Astronomers had thought of this scenario beforehand, but they were unable to find the companion star until recently, when they spotted Westerlund 1-5 escaping its parent star cluster, Westerlund 1. The discovery, made by a team led by Simon Clark of The Open University in the UK, was announced by the European Southern Observatory and will soon appear in the journal Astronomy and Astrophysics.

What is a magnetar, however? It's a rare scenario for the end of a massive star's life. When a supernova happens, typically a star will turn into either a black hole or a neutron star. The black hole happens when gravity in a local area is so immense that it collapses into a singularity. A neutron star, which usually happens when gravity is somewhat less, is a very small object of immense density. An oft-quoted statistic is that a teaspoon of this material would weigh about as much as a mountain.

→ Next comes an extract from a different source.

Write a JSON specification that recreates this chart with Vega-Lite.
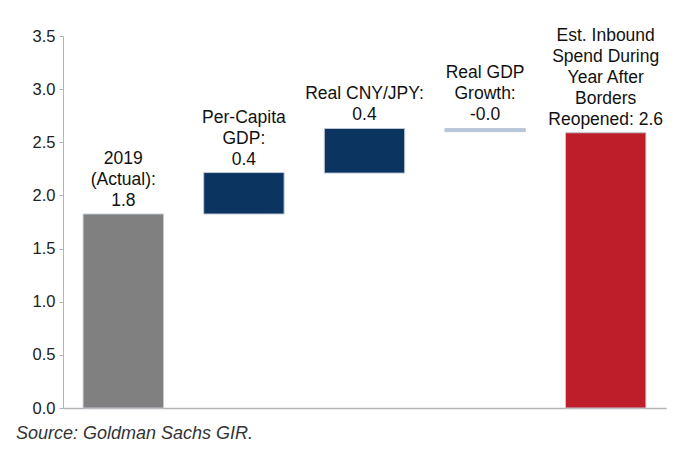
{
  "$schema": "https://vega.github.io/schema/vega-lite/v6.json",
  "width": 603,
  "height": 372,
  "autosize": {"type": "none"},
  "padding": {"left": 63, "top": 36, "right": 9, "bottom": 41},
  "background": "white",
  "config": {"view": {"stroke": null}, "font": "Liberation Sans"},
  "title": {
    "text": "Source: Goldman Sachs GIR.",
    "orient": "bottom",
    "anchor": "start",
    "frame": "group",
    "dx": -47,
    "offset": 8,
    "font": "Liberation Sans",
    "fontSize": 18,
    "fontStyle": "italic",
    "fontWeight": "normal",
    "color": "#333333"
  },
  "datasets": {
    "bars": [
      {"cat": "2019", "start": 0, "end": 1.825, "kind": "base"},
      {"cat": "Per-Capita GDP", "start": 1.825, "end": 2.215, "kind": "up"},
      {"cat": "Real CNY/JPY", "start": 2.21, "end": 2.63, "kind": "up"},
      {"cat": "Real GDP Growth", "start": 2.6, "end": 2.63, "kind": "down"},
      {"cat": "Est. Inbound", "start": 0, "end": 2.59, "kind": "total"}
    ],
    "labels": [
      {"cat": "2019", "end": 1.825, "pos": 2, "text": "2019"},
      {"cat": "2019", "end": 1.825, "pos": 1, "text": "(Actual):"},
      {"cat": "2019", "end": 1.825, "pos": 0, "text": "1.8"},
      {"cat": "Per-Capita GDP", "end": 2.215, "pos": 2, "text": "Per-Capita"},
      {"cat": "Per-Capita GDP", "end": 2.215, "pos": 1, "text": "GDP:"},
      {"cat": "Per-Capita GDP", "end": 2.215, "pos": 0, "text": "0.4"},
      {"cat": "Real CNY/JPY", "end": 2.63, "pos": 1, "text": "Real CNY/JPY:"},
      {"cat": "Real CNY/JPY", "end": 2.63, "pos": 0, "text": "0.4"},
      {"cat": "Real GDP Growth", "end": 2.63, "pos": 2, "text": "Real GDP"},
      {"cat": "Real GDP Growth", "end": 2.63, "pos": 1, "text": "Growth:"},
      {"cat": "Real GDP Growth", "end": 2.63, "pos": 0, "text": "-0.0"},
      {"cat": "Est. Inbound", "end": 2.59, "pos": 4, "text": "Est. Inbound"},
      {"cat": "Est. Inbound", "end": 2.59, "pos": 3, "text": "Spend During"},
      {"cat": "Est. Inbound", "end": 2.59, "pos": 2, "text": "Year After"},
      {"cat": "Est. Inbound", "end": 2.59, "pos": 1, "text": "Borders"},
      {"cat": "Est. Inbound", "end": 2.59, "pos": 0, "text": "Reopened: 2.6"}
    ]
  },
  "encoding": {
    "x": {
      "field": "cat",
      "type": "nominal",
      "sort": ["2019", "Per-Capita GDP", "Real CNY/JPY", "Real GDP Growth", "Est. Inbound"],
      "scale": {"paddingInner": 0.3333, "paddingOuter": 0.1667},
      "axis": {"title": null, "labels": false, "ticks": false, "domainColor": "#b3b3b3", "domainWidth": 1.5}
    }
  },
  "layer": [
    {
      "data": {"name": "bars"},
      "mark": {"type": "bar", "stroke": "#c0c8d4", "strokeWidth": 1},
      "encoding": {
        "y": {
          "field": "start",
          "type": "quantitative",
          "scale": {"domain": [0, 3.5], "nice": false},
          "axis": {
            "title": null,
            "values": [0, 0.5, 1, 1.5, 2, 2.5, 3, 3.5],
            "format": ".1f",
            "grid": false,
            "domainColor": "#b3b3b3",
            "tickColor": "#b3b3b3",
            "tickSize": 4,
            "labelFontSize": 16.5,
            "labelColor": "#222222",
            "labelPadding": 4,
            "labelFont": "Liberation Sans"
          }
        },
        "y2": {"field": "end"},
        "color": {
          "field": "kind",
          "type": "nominal",
          "scale": {"domain": ["base", "up", "down", "total"], "range": ["#808080", "#0b3560", "#b4c6dc", "#be1e2a"]},
          "legend": null
        }
      }
    },
    {
      "data": {"name": "labels"},
      "transform": [{"filter": "datum.pos == 0"}],
      "mark": {"type": "text", "baseline": "alphabetic", "align": "center", "dy": -8, "fontSize": 17.5, "color": "#111111", "font": "Liberation Sans"},
      "encoding": {"y": {"field": "end", "type": "quantitative"}, "text": {"field": "text"}}
    },
    {
      "data": {"name": "labels"},
      "transform": [{"filter": "datum.pos == 1"}],
      "mark": {"type": "text", "baseline": "alphabetic", "align": "center", "dy": -29, "fontSize": 17.5, "color": "#111111", "font": "Liberation Sans"},
      "encoding": {"y": {"field": "end", "type": "quantitative"}, "text": {"field": "text"}}
    },
    {
      "data": {"name": "labels"},
      "transform": [{"filter": "datum.pos == 2"}],
      "mark": {"type": "text", "baseline": "alphabetic", "align": "center", "dy": -50, "fontSize": 17.5, "color": "#111111", "font": "Liberation Sans"},
      "encoding": {"y": {"field": "end", "type": "quantitative"}, "text": {"field": "text"}}
    },
    {
      "data": {"name": "labels"},
      "transform": [{"filter": "datum.pos == 3"}],
      "mark": {"type": "text", "baseline": "alphabetic", "align": "center", "dy": -71, "fontSize": 17.5, "color": "#111111", "font": "Liberation Sans"},
      "encoding": {"y": {"field": "end", "type": "quantitative"}, "text": {"field": "text"}}
    },
    {
      "data": {"name": "labels"},
      "transform": [{"filter": "datum.pos == 4"}],
      "mark": {"type": "text", "baseline": "alphabetic", "align": "center", "dy": -92, "fontSize": 17.5, "color": "#111111", "font": "Liberation Sans"},
      "encoding": {"y": {"field": "end", "type": "quantitative"}, "text": {"field": "text"}}
    }
  ]
}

A simple video guide to magnetars. Credit: Space Scoop

Neutron stars also come in types: pulsars and magnetars. Pulsars are rapidly spinning objects that transmit radiation beams as they spin, providing a sort of celestial clock since their movements are so precise. Magnetars are a more exotic breed, featuring a highly magnetic field and frequent starquakes, among other things.

The new find also explains why the magnetic field is so potent: it's because as the magnetar's origin star picks up mass from the companion star, it spins rapidly, which seems to generate the field. Astronomers will need to make more observations of magnetars to confirm this theory, however.

CXOU J164710.2-455216's class of objects includes other bizarre magnetars. In 2008, astronomers spotted an object (called SWIFT J195509+261406) that flashed 40 times in visible light and then vanished, likely because it was a magnetar whose magnetic field generated the short but strong activity. And in 2013, another team characterized SGR 0418+5729 as having a weaker magnetic field than other magnetars, closer to that of other neutron stars.


Artist's impression of SGR 0501+4516, a magnetar -- an extremely rare object in the cosmos. Image credit: NASA/Goddard Space Flight Center Conceptual Image Lab 

Signs of the first magnetar were spotted in 1979, although it took several more years for astronomers to characterize them. According to Robert Duncan, a University of Texas at Austin who co-proposed the magnetar definition in 1992, astronomers were tipped off that something new was happening when they noticed several incidents thath year of "soft gamma repeaters".

At first these were classified in the same category as bursts of gamma rays (phenomena now believed to happen during supernova collapses), but on a web page written in 2003, Duncan explained the difference. "Unlike GRBs, which have never been verified to come more than once from the same spot in the sky, SGR bursts repeat sporadically from the same source. The gamma rays in SGR bursts are also "spectrally soft" compared to those in GRBs. This means that the average energy per gamma-ray photon is less."

Astronomers now believe the key to a magnetar may be this transfer from one star to another, which might explain why they're so rare. With a sample size of one, however, it would be useful to find more runaway companion stars to confirm the hypothesis.